Selain itu, secara kronologis jelas peristiwa itu terjadi sebelum peristiwa Allah menjanjikan anak kedua pada Ibrahim (dari Sarah, yaitu Ishaq), artinya itu anak pertama dan itu adalah Ismail.
Ini juga selaras dengan kisah bahwa Ibrahim lama tidak memiliki anak dengan Sarah. Sampai akhirnya diizinkan menikah dengan Hajar dan memiliki anak Ismail. Begitu sayangnya dengan anak yang lama didambakannya, Ibrahim kemudian diuji oleh Allah untuk mengorbankan anak satu-satunya dan lama dinantikan itu. Tentu lebih berat mengorbankan anak satu-satunya yang lama dinanti kehadirannya, dibanding jika sudah memiliki dua anak.
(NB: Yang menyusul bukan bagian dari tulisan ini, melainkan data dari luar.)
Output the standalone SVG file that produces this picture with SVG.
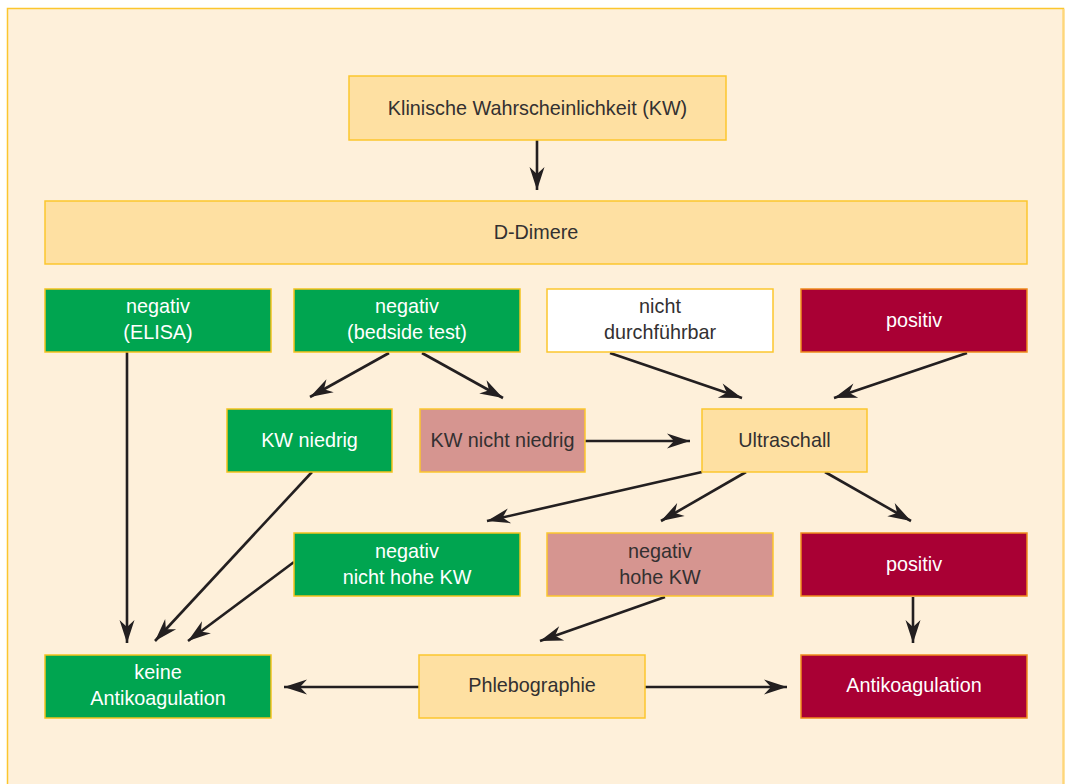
<svg xmlns="http://www.w3.org/2000/svg" width="1066" height="784" viewBox="0 0 1066 784">
<defs>
<style>
.t{font-family:"Liberation Sans",Arial,sans-serif;font-size:19.8px;text-anchor:middle;}
.dk{fill:#333031;}
.wh{fill:#ffffff;}
.orange rect{fill:#fee0a2;stroke:#fcc62e;stroke-width:1.5;}
.white rect{fill:#ffffff;stroke:#fcc62e;stroke-width:1.5;}
.green rect{fill:#00a550;stroke:#f3c21c;stroke-width:1.5;}
.red rect{fill:#a90034;stroke:#f08a1c;stroke-width:1.5;}
.pink rect{fill:#d69590;stroke:#fcc62e;stroke-width:1.5;}
#connectors line{stroke:#231f20;stroke-width:2.6;marker-end:url(#ah);}
</style>
<marker id="ah" markerUnits="userSpaceOnUse" markerWidth="30" markerHeight="20" viewBox="-24 -10 26 20" refX="0" refY="0" orient="auto">
<path d="M0,0 L-23,-7.5 L-16,0 L-23,7.5 Z" fill="#231f20"/>
</marker>
</defs>
<rect x="0" y="0" width="1066" height="784" fill="#ffffff"/>
<rect x="7.5" y="8.5" width="1056" height="790" fill="#fef0da" stroke="#fcc62e" stroke-width="1.5"/>
<line x1="1063.5" y1="9" x2="1063.5" y2="784" stroke="#fed67a" stroke-width="2"/>

<g id="connectors">
<line x1="537" y1="140" x2="537" y2="190"/>
<line x1="127" y1="352" x2="127" y2="643"/>
<line x1="389" y1="353" x2="310" y2="397"/>
<line x1="422" y1="353" x2="503" y2="398"/>
<line x1="610" y1="353" x2="742" y2="398"/>
<line x1="967" y1="353" x2="834" y2="398"/>
<line x1="585" y1="441" x2="690" y2="441"/>
<line x1="702" y1="472" x2="487" y2="521"/>
<line x1="746" y1="472" x2="661" y2="521"/>
<line x1="825" y1="472" x2="911" y2="521"/>
<line x1="312" y1="472" x2="155" y2="641"/>
<line x1="294" y1="562" x2="188" y2="641"/>
<line x1="665" y1="597" x2="540" y2="641"/>
<line x1="913" y1="597" x2="913" y2="643"/>
<line x1="419" y1="687" x2="284" y2="687"/>
<line x1="645" y1="687" x2="787" y2="687"/>
</g>

<g id="kw" class="orange"><rect x="349" y="76" width="377" height="64"/><text class="t dk" x="537.5" y="114.5">Klinische Wahrscheinlichkeit (KW)</text></g>
<g id="ddimere" class="orange"><rect x="45" y="201" width="982" height="63"/><text class="t dk" x="536" y="238.5">D-Dimere</text></g>

<g id="neg-elisa" class="green"><rect x="45" y="289" width="226" height="63"/><text class="t wh" x="158" y="313">negativ</text><text class="t wh" x="158" y="339">(ELISA)</text></g>
<g id="neg-bedside" class="green"><rect x="294" y="289" width="226" height="63"/><text class="t wh" x="407" y="313">negativ</text><text class="t wh" x="407" y="339">(bedside test)</text></g>
<g id="nicht-durch" class="white"><rect x="547" y="289" width="226" height="63"/><text class="t dk" x="660" y="313">nicht</text><text class="t dk" x="660" y="339">durchführbar</text></g>
<g id="positiv1" class="red"><rect x="801" y="289" width="226" height="63"/><text class="t wh" x="914" y="327">positiv</text></g>

<g id="kw-niedrig" class="green"><rect x="227" y="409" width="165" height="63"/><text class="t wh" x="309.5" y="447">KW niedrig</text></g>
<g id="kw-nicht-niedrig" class="pink"><rect x="420" y="409" width="165" height="63"/><text class="t dk" x="502.5" y="447">KW nicht niedrig</text></g>
<g id="ultraschall" class="orange"><rect x="702" y="409" width="165" height="63"/><text class="t dk" x="784.5" y="447">Ultraschall</text></g>

<g id="neg-nicht-hohe" class="green"><rect x="294" y="533" width="226" height="63"/><text class="t wh" x="407" y="558">negativ</text><text class="t wh" x="407" y="584">nicht hohe KW</text></g>
<g id="neg-hohe" class="pink"><rect x="547" y="533" width="226" height="63"/><text class="t dk" x="660" y="558">negativ</text><text class="t dk" x="660" y="584">hohe KW</text></g>
<g id="positiv2" class="red"><rect x="801" y="533" width="226" height="63"/><text class="t wh" x="914" y="571">positiv</text></g>

<g id="keine-antikoag" class="green"><rect x="45" y="655" width="226" height="63"/><text class="t wh" x="158" y="679">keine</text><text class="t wh" x="158" y="705">Antikoagulation</text></g>
<g id="phlebographie" class="orange"><rect x="419" y="655" width="226" height="63"/><text class="t dk" x="532" y="692">Phlebographie</text></g>
<g id="antikoag" class="red"><rect x="801" y="655" width="226" height="63"/><text class="t wh" x="914" y="692">Antikoagulation</text></g>
</svg>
Perintah Allah agar Nabi Ibrahim AS mengorbankan anaknya adalah simbol mengorbankan apa yang paling dicintai untuk Tuhan. Nabi Ibrahim AS pun melakukannya, Nabi Muhammad SAW melanjutkannya, mengabadikannya dalam syariatnya. Sebuah ibadah yang berdimensi vertikal (ketaatan pada Allah) dan horizontal (sedekah dagingnya).
Saking pentingnya kurban ini, Rasulullah pun memperingatkan dengan keras umatnya yang mampu namun tidak melakukannya:
“Barang siapa yang berkelapangan harta namun tidak mau berqurban, maka jangan sekali-kali mendekati tempat sholat kami!"